I would like to buy a new mobile phone, and in today’s society, one would think this would be a relatively straightforward affair, since due to their ware’s almost total ubiquity, mobile phone shops are about the only things that aren’t Starbucks or McDonald’s yet. However, I just know that the first question I would be asked, were I to walk in to such a store and say “I’m looking to buy a phone” is “And what network would you like to be on?”. And I know that while the answer I would like to give is “No, I think you misunderstand me. I want to buy a phone. I do not want a contract, I do not want an E-Top Up Card, and I do not want a SIM card. I want to buy a phone,” I know I would actually say “None, thankyou”. And therein lies the problem, you see: mobile phone shops are not designed for the likes of me. I don’t particularly want a phone with a camera in it, I don’t want to send those terrible black and white picture messages, I don’t want to download new Java games for a pound a time from a WAP connection, and I don’t want to send text messages of 400 characters or more. This, of course, means I could quite happily use a fairly cheap phone, and since I can make a £20 top up last for months on end, I don’t need this purchase to be subsidised by a large phone company with an intriguing name in exchange for my giving them £15 a month for the next year regardless of whether I actually call anybody.

What I actually want from a phone is the ability to make phone calls, send text messages, and store a moderately ridiculous amount of phone numbers, under a much smaller number of names, sort these into a large number of groups (ideally with their own ringtones), and ideally be able to link it to my PC and transfer all the numbers from my current phone into it quickly and easily, but I’m almost certain the sales staff will not know which phones are best at this.
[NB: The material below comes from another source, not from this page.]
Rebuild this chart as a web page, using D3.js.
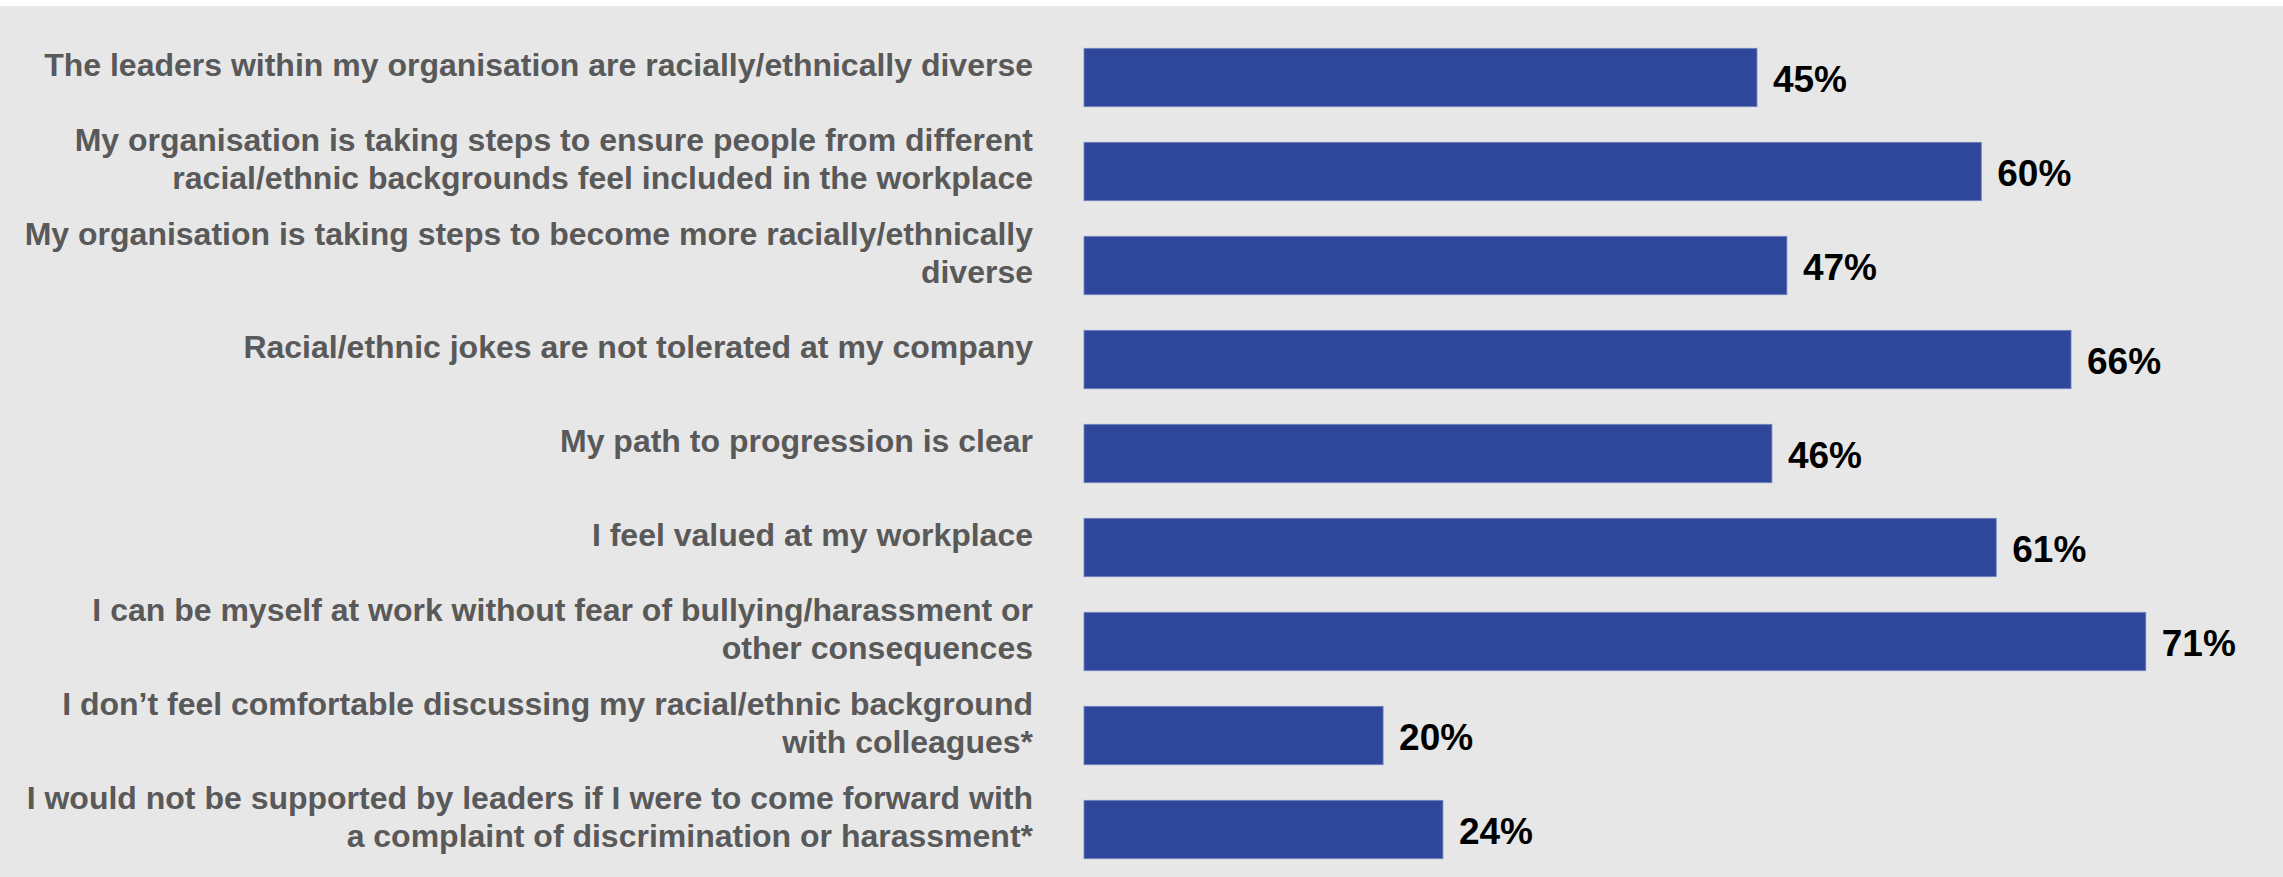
<!DOCTYPE html>
<html>
<head>
<meta charset="utf-8">
<script src="https://cdn.jsdelivr.net/npm/d3@7"></script>
<style>
  html, body { margin: 0; padding: 0; background: #ffffff; }
  svg { display: block; }
</style>
</head>
<body>
<svg id="chart" width="2283" height="877"></svg>
<script>
// Survey statements (each entry is an array of display lines)
const categories = [
  ["The leaders within my organisation are racially/ethnically diverse"],
  ["My organisation is taking steps to ensure people from different", "racial/ethnic backgrounds feel included in the workplace"],
  ["My organisation is taking steps to become more racially/ethnically", "diverse"],
  ["Racial/ethnic jokes are not tolerated at my company"],
  ["My path to progression is clear"],
  ["I feel valued at my workplace"],
  ["I can be myself at work without fear of bullying/harassment or", "other consequences"],
  ["I don\u2019t feel comfortable discussing my racial/ethnic background", "with colleagues*"],
  ["I would not be supported by leaders if I were to come forward with", "a complaint of discrimination or harassment*"]
];

// Share of respondents agreeing (%)
const values = [45, 60, 47, 66, 46, 61, 71, 20, 24];

const W = 2283, H = 877;
const svg = d3.select("#chart");

// Panel background with a thin white strip at the top
svg.append("rect").attr("x", 0).attr("y", 0).attr("width", W).attr("height", H).attr("fill", "#ffffff");
svg.append("rect").attr("x", 0).attr("y", 6).attr("width", W).attr("height", H - 6).attr("fill", "#e7e7e7");

const x = d3.scaleLinear().domain([0, 100]).range([1084, 1084 + 1495.5]);

const y = d3.scaleBand()
  .domain(d3.range(categories.length))
  .range([30.5, 876.5])
  .paddingInner(0.379)
  .paddingOuter(0.1895);

const rows = svg.append("g").selectAll("g")
  .data(values.map((v, i) => ({ v, i, lines: categories[i] })))
  .join("g");

// Bars
rows.append("rect")
  .attr("x", x(0))
  .attr("y", d => y(d.i))
  .attr("width", d => x(d.v) - x(0))
  .attr("height", y.bandwidth())
  .attr("fill", "#2f479a")
  .attr("stroke", "#7484c2")
  .attr("stroke-width", 0.8);

// Value labels
rows.append("text")
  .attr("x", d => x(d.v) + 16)
  .attr("y", d => y(d.i) + y.bandwidth() / 2 + 14)
  .attr("font-family", "'Liberation Sans', Arial, sans-serif")
  .attr("font-weight", "bold")
  .attr("font-size", 37)
  .attr("fill", "#000000")
  .text(d => d.v + "%");

// Category labels, right-aligned against the bars
const lineGap = 38;
rows.append("text")
  .attr("text-anchor", "end")
  .attr("font-family", "'Liberation Sans', Arial, sans-serif")
  .attr("font-weight", "bold")
  .attr("font-size", 32)
  .attr("fill", "#595959")
  .each(function (d) {
    const cy = y(d.i) + y.bandwidth() / 2;
    const n = d.lines.length;
    d3.select(this).selectAll("tspan")
      .data(d.lines)
      .join("tspan")
      .attr("x", x(0) - 51)
      .attr("y", (t, k) => cy - 2 + (k - (n - 1) / 2) * lineGap)
      .text(t => t);
  });
</script>
</body>
</html>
They’ve only been shown the same information as me, that is, a big table listing which of the many and various features I will never, ever use each phone has, its battery life, and its price.

Of course, in theory there’s nothing wrong with my current phone. It can do all the things I want it to. It does have some advantages, but unfortunately, the 7110 comes free with a large number of rather basic design flaws. I like that the microphone is next to your mouth when you use it, but the microphone is attached to a large plastic sheet by approximately three cubic millimetres of plastic, which break the first time you drop it, and then slowly works loose for the next year, until nobody can hear a word you say. I like that you can slide it open by pressing a hidden button on the back; this looks very cool, but it’s broken. I like the phone book system, but unfortunately most of the options are in the wrong order, for example, if I want to send a message to a number in my address book, I am forced to scroll through call, edit number, erase number, change type, set as default, view, add number, add text, send card via IR, print card via IR, and send card before I am allowed to text it. After a while of this I decided to try scrolling up instead, and that still forced me to scroll through call, erase, copy, edit name, and speed dial. I like that I can text while talking on the phone, but I don’t like that it transmits a loud beep for every keypress to the person I’m talking to when I do this. I like the profiles system, but I don’t like that it only has five to chose from. But the most bizarre problem with my phone is that if I want to add a reminder on the first of June, it will invariably confuse it with any reminder I have on the 22nd of April. If I then delete the June reminder, the April one will disappear instead.